> [Your objective] Repeat exactly the lines running from the first line of the data to the line containing "Serif', 'Times New", both ends included, and nothing else; drop the pictures.
###
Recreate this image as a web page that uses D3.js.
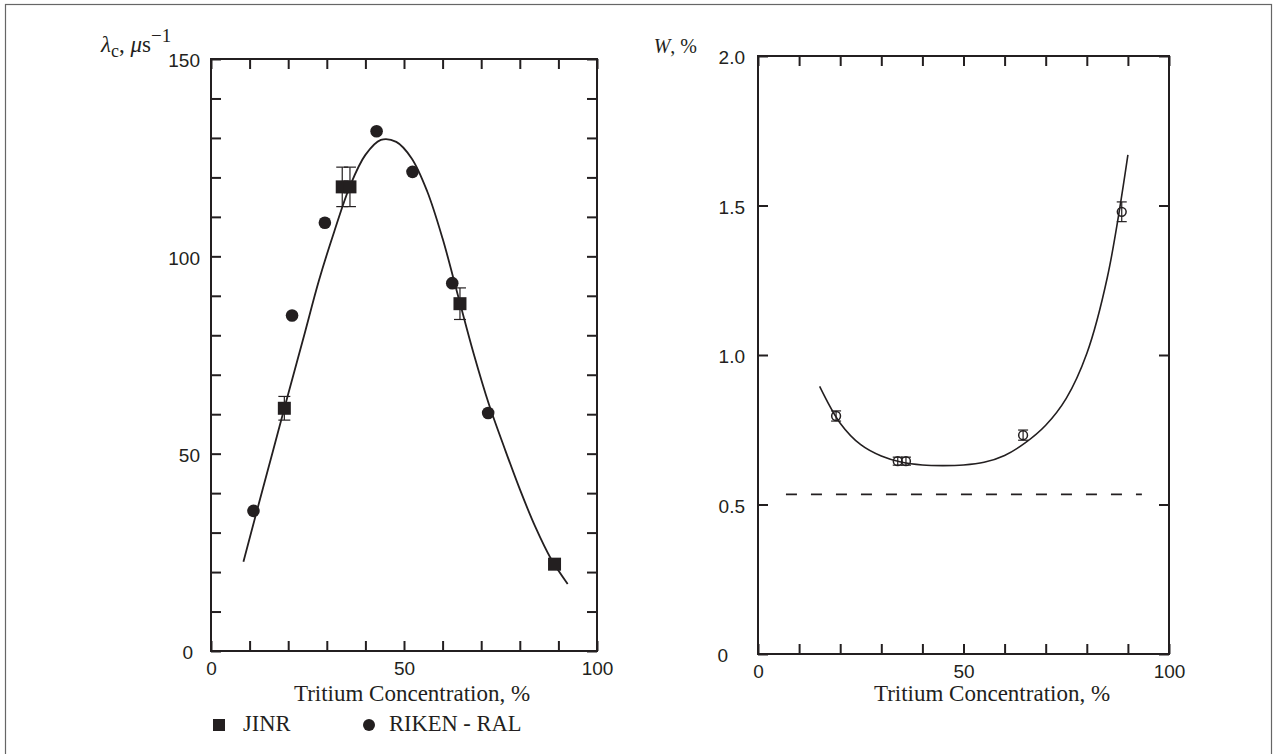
<!DOCTYPE html>
<html>
<head>
<meta charset="utf-8">
<script src="https://cdn.jsdelivr.net/npm/d3@7"></script>
<style>
  html, body { margin: 0; padding: 0; background: #fff; }
  svg { display: block; }
</style>
</head>
<body>
<svg id="chart" width="1276" height="754"></svg>
<script>
// ---------- DATA ----------
// Left panel: lambda_c (µs^-1) vs tritium concentration (%)
const jinrX   = [19, 34, 36, 64.5, 89];
const jinrY   = [61.5, 117.6, 117.6, 88, 22];
const jinrErr = [3, 5, 5, 4, 0];

const rikenX = [11, 21, 29.5, 42.9, 52.2, 62.5, 71.8];
const rikenY = [35.5, 85, 108.5, 131.7, 121.4, 93.2, 60.3];

const leftCurveX = [8.4, 12, 16, 20, 24, 28, 32, 36, 40, 44, 48, 52, 56, 60, 64, 68, 72, 76, 80, 84, 88, 92.4];
const leftCurveY = [22.6, 35.9, 50.5, 65.1, 79.5, 94, 106.5, 117.8, 125.7, 129.5, 129, 124.8, 116.5, 104.5, 90, 75.5, 62.5, 51.5, 41, 31.5, 23.5, 17];

// Right panel: W (%) vs tritium concentration (%)
const wX   = [19, 34, 36, 64.5, 88.5];
const wY   = [0.796, 0.645, 0.645, 0.732, 1.479];
const wErr = [0.017, 0.01, 0.01, 0.017, 0.033];

const rightCurveX = [15, 20, 25, 30, 35, 40, 45, 50, 55, 60, 65, 70, 75, 80, 85, 90];
const rightCurveY = [0.895, 0.772, 0.70, 0.662, 0.641, 0.632, 0.630, 0.632, 0.641, 0.664, 0.706, 0.765, 0.855, 1.005, 1.26, 1.669];

const dashedLevel = 0.534;
const dashedRange = [6.8, 93.4];

// Ticks
const xTicks = [0, 10, 20, 30, 40, 50, 60, 70, 80, 90, 100];
const xTickLabels = [0, 50, 100];
const leftYTicks = [0, 10, 20, 30, 40, 50, 60, 70, 80, 90, 100, 110, 120, 130, 140, 150];
const leftYTickLabels = [0, 50, 100, 150];
const rightYTicks = [0, 0.5, 1.0, 1.5, 2.0];
const rightYTickLabels = [0, 0.5, 1.0, 1.5, 2.0];

const xTitle = "Tritium Concentration, %";
const legendLabels = ["JINR", "RIKEN - RAL"];

// ---------- DRAWING ----------
const INK = "#231f20";
const SANS = "'Liberation Sans', Arial, Helvetica, sans-serif";
const SERIF = "'Liberation Serif', 'Times New Roman', serif";

const svg = d3.select("#chart");

// outer frame
svg.append("rect")
  .attr("x", 5.5).attr("y", 4.5).attr("width", 1266).attr("height", 760)
  .attr("fill", "none").attr("stroke", "#666").attr("stroke-width", 1.2);

const xL = d3.scaleLinear([0, 100], [211, 597]);
const yL = d3.scaleLinear([0, 150], [651, 59]);
const xR = d3.scaleLinear([0, 100], [758, 1169]);
const yR = d3.scaleLinear([0, 2], [654, 56]);

function styleAxis(g) {
  g.select(".domain").remove();
  g.selectAll(".tick line").attr("stroke", INK).attr("stroke-width", 2);
  g.selectAll(".tick text").attr("fill", INK).attr("font-family", SANS).attr("font-size", 19);
}

function panel(x, y, yTicks, yLabels, yFmt, yPad, zeroShift) {
  const [x0, x1] = x.range();
  const [y0, y1] = y.range();
  // bottom
  svg.append("g").attr("transform", `translate(0,${y0})`)
    .call(d3.axisBottom(x).tickValues(xTicks).tickSize(-10).tickPadding(11)
      .tickFormat(d => xTickLabels.includes(d) ? d : ""))
    .call(styleAxis);
  // top
  svg.append("g").attr("transform", `translate(0,${y1})`)
    .call(d3.axisTop(x).tickValues(xTicks).tickSize(-10).tickFormat(""))
    .call(styleAxis);
  // left
  svg.append("g").attr("transform", `translate(${x0},0)`)
    .call(d3.axisLeft(y).tickValues(yTicks).tickSize(-10).tickPadding(yPad)
      .tickFormat(d => yLabels.some(v => Math.abs(v - d) < 1e-9) ? yFmt(d) : ""))
    .call(styleAxis)
    .call(g => g.selectAll(".tick text").attr("dy", "0.42em")
      .filter(d => d === 0).attr("dx", -zeroShift));
  // right
  svg.append("g").attr("transform", `translate(${x1},0)`)
    .call(d3.axisRight(y).tickValues(yTicks).tickSize(-10).tickFormat(""))
    .call(styleAxis);
  // frame
  svg.append("rect")
    .attr("x", x0).attr("y", y1).attr("width", x1 - x0).attr("height", y0 - y1)
    .attr("fill", "none").attr("stroke", INK).attr("stroke-width", 2);
}

panel(xL, yL, leftYTicks, leftYTickLabels, d3.format("d"), 11, 7);
panel(xR, yR, rightYTicks, rightYTickLabels, d => d === 0 ? "0" : d3.format(".1f")(d), 13, 17);

// ---- left panel content ----
const lineL = d3.line().x(d => xL(d[0])).y(d => yL(d[1])).curve(d3.curveCatmullRom.alpha(0.5));
svg.append("path")
  .datum(leftCurveX.map((v, i) => [v, leftCurveY[i]]))
  .attr("d", lineL).attr("fill", "none").attr("stroke", INK).attr("stroke-width", 1.8);

// JINR error bars
const jinr = jinrX.map((v, i) => ({ x: v, y: jinrY[i], e: jinrErr[i] }));
const eb = svg.append("g").attr("stroke", INK).attr("stroke-width", 1.2);
jinr.filter(d => d.e > 0).forEach(d => {
  const cx = xL(d.x);
  eb.append("line").attr("x1", cx).attr("x2", cx).attr("y1", yL(d.y - d.e)).attr("y2", yL(d.y + d.e));
  eb.append("line").attr("x1", cx - 6).attr("x2", cx + 6).attr("y1", yL(d.y + d.e)).attr("y2", yL(d.y + d.e));
  eb.append("line").attr("x1", cx - 6).attr("x2", cx + 6).attr("y1", yL(d.y - d.e)).attr("y2", yL(d.y - d.e));
});
svg.append("g").selectAll("rect").data(jinr).join("rect")
  .attr("x", d => xL(d.x) - 6.5).attr("y", d => yL(d.y) - 6.5)
  .attr("width", 13).attr("height", 13).attr("fill", INK);

svg.append("g").selectAll("circle").data(rikenX.map((v, i) => ({ x: v, y: rikenY[i] }))).join("circle")
  .attr("cx", d => xL(d.x)).attr("cy", d => yL(d.y)).attr("r", 6.3).attr("fill", INK);

// ---- right panel content ----
const lineR = d3.line().x(d => xR(d[0])).y(d => yR(d[1])).curve(d3.curveCatmullRom.alpha(0.5));
svg.append("path")
  .datum(rightCurveX.map((v, i) => [v, rightCurveY[i]]))
  .attr("d", lineR).attr("fill", "none").attr("stroke", INK).attr("stroke-width", 1.6);

svg.append("line")
  .attr("x1", xR(dashedRange[0])).attr("x2", xR(dashedRange[1]))
  .attr("y1", yR(dashedLevel)).attr("y2", yR(dashedLevel))
  .attr("stroke", INK).attr("stroke-width", 1.6).attr("stroke-dasharray", "11,14");

const wPts = wX.map((v, i) => ({ x: v, y: wY[i], e: wErr[i] }));
const ebR = svg.append("g").attr("stroke", INK).attr("stroke-width", 1.2);
wPts.forEach(d => {
  const cx = xR(d.x);
  const top = Math.min(yR(d.y + d.e), yR(d.y) - 4);
  const bot = Math.max(yR(d.y - d.e), yR(d.y) + 4);
  ebR.append("line").attr("x1", cx).attr("x2", cx).attr("y1", top).attr("y2", bot);
  ebR.append("line").attr("x1", cx - 5).attr("x2", cx + 5).attr("y1", top).attr("y2", top);
  ebR.append("line").attr("x1", cx - 5).attr("x2", cx + 5).attr("y1", bot).attr("y2", bot);
});
svg.append("g").selectAll("circle").data(wPts).join("circle")
  .attr("cx", d => xR(d.x)).attr("cy", d => yR(d.y)).attr("r", 4.4)
  .attr("fill", "none").attr("stroke", INK).attr("stroke-width", 1.5);

// ---- titles ----
svg.append("text").attr("x", 412).attr("y", 701).attr("text-anchor", "middle")
  .attr("font-family", SERIF).attr("font-size", 23).attr("fill", INK).text(xTitle);
svg.append("text").attr("x", 992).attr("y", 701).attr("text-anchor", "middle")
  .attr("font-family", SERIF).attr("font-size", 23).attr("fill", INK).text(xTitle);

// left y title: λc, μs^-1
const yt = svg.append("text").attr("x", 101).attr("y", 52)
  .attr("font-family", SERIF).attr("font-size", 23).attr("fill", INK);
yt.append("tspan").attr("font-style", "italic").text("λ");
yt.append("tspan").attr("font-size", 18).attr("dy", 5).text("c");
yt.append("tspan").attr("dy", -5).text(", ");
yt.append("tspan").attr("font-style", "italic").text("μ");
yt.append("tspan").text("s");
yt.append("tspan").attr("font-size", 19).attr("dy", -10).text("−1");

// right y title: W, %
const wt = svg.append("text").attr("x", 697).attr("y", 53).attr("text-anchor", "end")
  .attr("font-family", SERIF).attr("font-size", 20).attr("fill", INK);
wt.append("tspan").attr("font-style", "italic").text("W");
wt.append("tspan").text(", %");

// ---- legend ----
const lg = svg.append("g");
lg.append("rect").attr("x", 213).attr("y", 719).attr("width", 12).attr("height", 12).attr("fill", INK);
lg.append("text").attr("x", 243).attr("y", 731)
  .attr("font-family", SERIF).attr("font-size", 22.5).attr("fill", INK).text(legendLabels[0]);
lg.append("circle").attr("cx", 369).attr("cy", 725).attr("r", 6).attr("fill", INK);
lg.append("text").attr("x", 389).attr("y", 731)
  .attr("font-family", SERIF).attr("font-size", 22.5).attr("fill", INK).text(legendLabels[1]);
</script>
</body>
</html>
###
> [In response]
Recreate this image as a web page that uses D3.js.
<!DOCTYPE html>
<html>
<head>
<meta charset="utf-8">
<script src="https://cdn.jsdelivr.net/npm/d3@7"></script>
<style>
  html, body { margin: 0; padding: 0; background: #fff; }
  svg { display: block; }
</style>
</head>
<body>
<svg id="chart" width="1276" height="754"></svg>
<script>
// ---------- DATA ----------
// Left panel: lambda_c (µs^-1) vs tritium concentration (%)
const jinrX   = [19, 34, 36, 64.5, 89];
const jinrY   = [61.5, 117.6, 117.6, 88, 22];
const jinrErr = [3, 5, 5, 4, 0];

const rikenX = [11, 21, 29.5, 42.9, 52.2, 62.5, 71.8];
const rikenY = [35.5, 85, 108.5, 131.7, 121.4, 93.2, 60.3];

const leftCurveX = [8.4, 12, 16, 20, 24, 28, 32, 36, 40, 44, 48, 52, 56, 60, 64, 68, 72, 76, 80, 84, 88, 92.4];
const leftCurveY = [22.6, 35.9, 50.5, 65.1, 79.5, 94, 106.5, 117.8, 125.7, 129.5, 129, 124.8, 116.5, 104.5, 90, 75.5, 62.5, 51.5, 41, 31.5, 23.5, 17];

// Right panel: W (%) vs tritium concentration (%)
const wX   = [19, 34, 36, 64.5, 88.5];
const wY   = [0.796, 0.645, 0.645, 0.732, 1.479];
const wErr = [0.017, 0.01, 0.01, 0.017, 0.033];

const rightCurveX = [15, 20, 25, 30, 35, 40, 45, 50, 55, 60, 65, 70, 75, 80, 85, 90];
const rightCurveY = [0.895, 0.772, 0.70, 0.662, 0.641, 0.632, 0.630, 0.632, 0.641, 0.664, 0.706, 0.765, 0.855, 1.005, 1.26, 1.669];

const dashedLevel = 0.534;
const dashedRange = [6.8, 93.4];

// Ticks
const xTicks = [0, 10, 20, 30, 40, 50, 60, 70, 80, 90, 100];
const xTickLabels = [0, 50, 100];
const leftYTicks = [0, 10, 20, 30, 40, 50, 60, 70, 80, 90, 100, 110, 120, 130, 140, 150];
const leftYTickLabels = [0, 50, 100, 150];
const rightYTicks = [0, 0.5, 1.0, 1.5, 2.0];
const rightYTickLabels = [0, 0.5, 1.0, 1.5, 2.0];

const xTitle = "Tritium Concentration, %";
const legendLabels = ["JINR", "RIKEN - RAL"];

// ---------- DRAWING ----------
const INK = "#231f20";
const SANS = "'Liberation Sans', Arial, Helvetica, sans-serif";
const SERIF = "'Liberation Serif', 'Times New Roman', serif";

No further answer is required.